Il fait valoir qu'il apparaissait «évident» à M. Bellemare, après quatre jours de témoignage, «que les forces en places [sic] sont démesurément disproportionnées en regard du but recherché par cette commission soit: la recherche de la vérité». Se décrivant comme le «pivot central» de cette commission, M. Bellemare écrit qu'avec le statut, «il sera le seul à pouvoir contre-interroger adéquatement la majorité des témoins prévisibles».
La nouvelle a été bien accueillie par les avocats de la partie adverse. Au sens de l'avocat du PLQ André Dugas, le fait que Marc Bellemare obtienne le statut de participant rééquilibre la commission, qui avait été «disproportionnée volontairement» par M. Bellemare, qui refusait d'y participer. «Maintenant, il ne pourra pas dire que l'exercice est incomplet ou taré», a ajouté M. Dugas.
L'avocat de Jean Charest, André Ryan, qui est aussi du Parti libéral puisqu'il y est président de la commission juridique (depuis 2007), s'est montré plus discret que son collègue Dugas. Aux yeux de M. Ryan, l'ancien ministre de la Justice s'est rendu à l'«évidence», soit qu'il avait un «intérêt» dans cette commission.
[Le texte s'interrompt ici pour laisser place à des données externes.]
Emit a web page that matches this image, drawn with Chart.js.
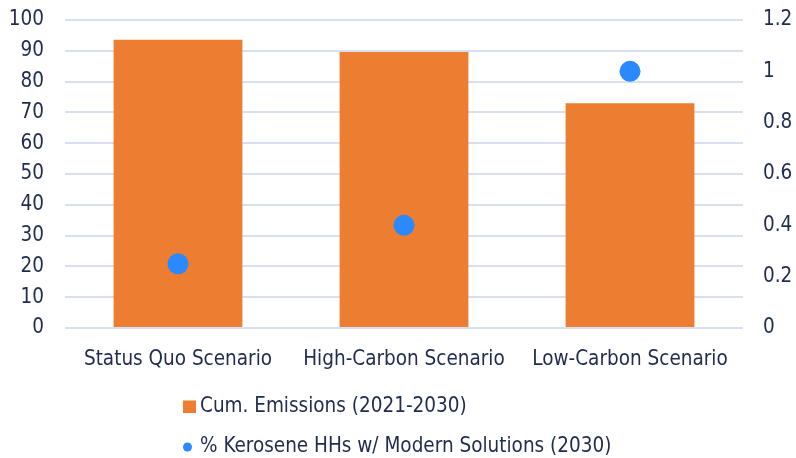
<!DOCTYPE html>
<html>
<head>
<meta charset="utf-8">
<script src="https://cdn.jsdelivr.net/npm/chart.js@4"></script>
<style>
  body { margin: 0; background: #fff; }
  #wrap { width: 796px; height: 458px; }
</style>
</head>
<body>
<div id="wrap"><canvas id="scenarioChart" width="796" height="458"></canvas></div>
<script>
const categories = ['Status Quo Scenario', 'High-Carbon Scenario', 'Low-Carbon Scenario'];
const emissions = [93.6, 89.6, 73];
const keroseneShare = [0.25, 0.40, 1.0];
const leftTicks = [0, 10, 20, 30, 40, 50, 60, 70, 80, 90, 100];
const rightTicks = [0, 0.2, 0.4, 0.6, 0.8, 1, 1.2];
const seriesNames = ['Cum. Emissions (2021-2030)', '% Kerosene HHs w/ Modern Solutions (2030)'];

const textColor = '#1f2b4f';
const font = { family: '"DejaVu Sans Condensed", "DejaVu Sans", sans-serif', size: 20.5 };
const orange = '#ed7d31';
const blue = '#2a89ff';
const gridColor = '#d9dff3';

// legend stacked in two left-aligned rows under the axis labels
const stackedLegend = {
    id: 'stackedLegend',
    afterDraw(chart) {
        const ctx = chart.ctx;
        ctx.save();
        ctx.font = font.size + 'px ' + font.family;
        ctx.textBaseline = 'middle';
        ctx.textAlign = 'left';

        ctx.fillStyle = orange;
        ctx.fillRect(183, 400.5, 13, 12.5);
        ctx.fillStyle = textColor;
        ctx.fillText(seriesNames[0], 200, 407);

        ctx.fillStyle = blue;
        ctx.beginPath();
        ctx.arc(187.5, 447, 4.5, 0, Math.PI * 2);
        ctx.fill();
        ctx.fillStyle = textColor;
        ctx.fillText(seriesNames[1], 200, 447);
        ctx.restore();
    }
};

const ctx = document.getElementById('scenarioChart').getContext('2d');
new Chart(ctx, {
    data: {
        labels: categories,
        datasets: [{
            type: 'line',
            label: seriesNames[1],
            data: keroseneShare,
            yAxisID: 'y1',
            showLine: false,
            pointRadius: 10.5,
            pointHoverRadius: 10.5,
            pointBackgroundColor: blue,
            pointBorderWidth: 0,
            order: 0
        }, {
            type: 'bar',
            label: seriesNames[0],
            data: emissions,
            yAxisID: 'y',
            backgroundColor: orange,
            categoryPercentage: 1,
            barPercentage: 0.57,
            order: 1
        }]
    },
    options: {
        responsive: false,
        animation: false,
        layout: { autoPadding: false, padding: { top: 20, bottom: 80, left: 0, right: 0 } },
        plugins: {
            legend: { display: false },
            tooltip: { enabled: false }
        },
        scales: {
            x: {
                grid: { display: false },
                border: { display: false },
                ticks: { color: textColor, font: font, padding: 11, maxRotation: 0 },
                afterFit: s => { s.height = 50; }
            },
            y: {
                position: 'left',
                min: 0,
                max: 100,
                afterBuildTicks: s => { s.ticks = leftTicks.map(v => ({ value: v })); },
                // invisible tick marks keep the labels off the plot without adding top padding
                grid: { color: gridColor, lineWidth: 2, tickLength: 21, tickColor: 'rgba(0,0,0,0)' },
                border: { display: false },
                ticks: { color: textColor, font: font, padding: 0 },
                afterFit: s => { s.width = 65; }
            },
            y1: {
                position: 'right',
                min: 0,
                max: 1.2,
                afterBuildTicks: s => { s.ticks = rightTicks.map(v => ({ value: v })); },
                grid: { drawOnChartArea: false, tickLength: 20, tickColor: 'rgba(0,0,0,0)' },
                border: { display: false },
                ticks: { color: textColor, font: font, padding: 0, callback: v => String(v) },
                afterFit: s => { s.width = 53; }
            }
        }
    },
    plugins: [stackedLegend]
});
</script>
</body>
</html>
En en devenant un participant, il «accrédite les travaux auxquels nous participons», a-t-il soutenu.
Contre-interrogatoire
En matinée, en adoptant un style à la fois plus partisan et plus agressif, M. Dugas avait soulevé l'ire de l'avocat de Marc Bellemare, Rénald Beaudry, et a été rabroué par le commissaire Bastarache à plusieurs reprises.
Il a toutefois fait reconnaître à M. Bellemare qu'il avait continué de fréquenter Franco Fava et Charles Rondeau après sa démission en avril 2004. M. Bellemare a joué au golf et a partagé des dîners (notamment au Michelangelo) avec les deux collecteurs de fonds. Selon M. Dugas, cela démontre qu'il n'avait pas d'animosité envers ces personnes, qu'il accuse aujourd'hui d'avoir fait sur lui des pressions «colossales». «Si quelqu'un vous bouscule au point où vous songez à démissionner, si quelqu'un a un comportement intolérable contre vos valeurs éthiques, est-ce que vous allez manger avec lui dans les années qui suivent? Est-ce que vous allez le fréquenter, jouer au golf?» a demandé M. Dugas en point de presse. Plus tôt dans la salle d'audience, M. Bellemare a dit qu'après avoir quitté la politique, il n'a pas «arrêté de respirer», puis de «parler à des libéraux pour autant». Il a même ajouté: «Je parle encore à des libéraux de temps en temps, je ne leur demande pas leur carte de membre avant de leur parler.»
Mardi, c'est l'avocat de Me Bellemare qui contre-interrogera son client.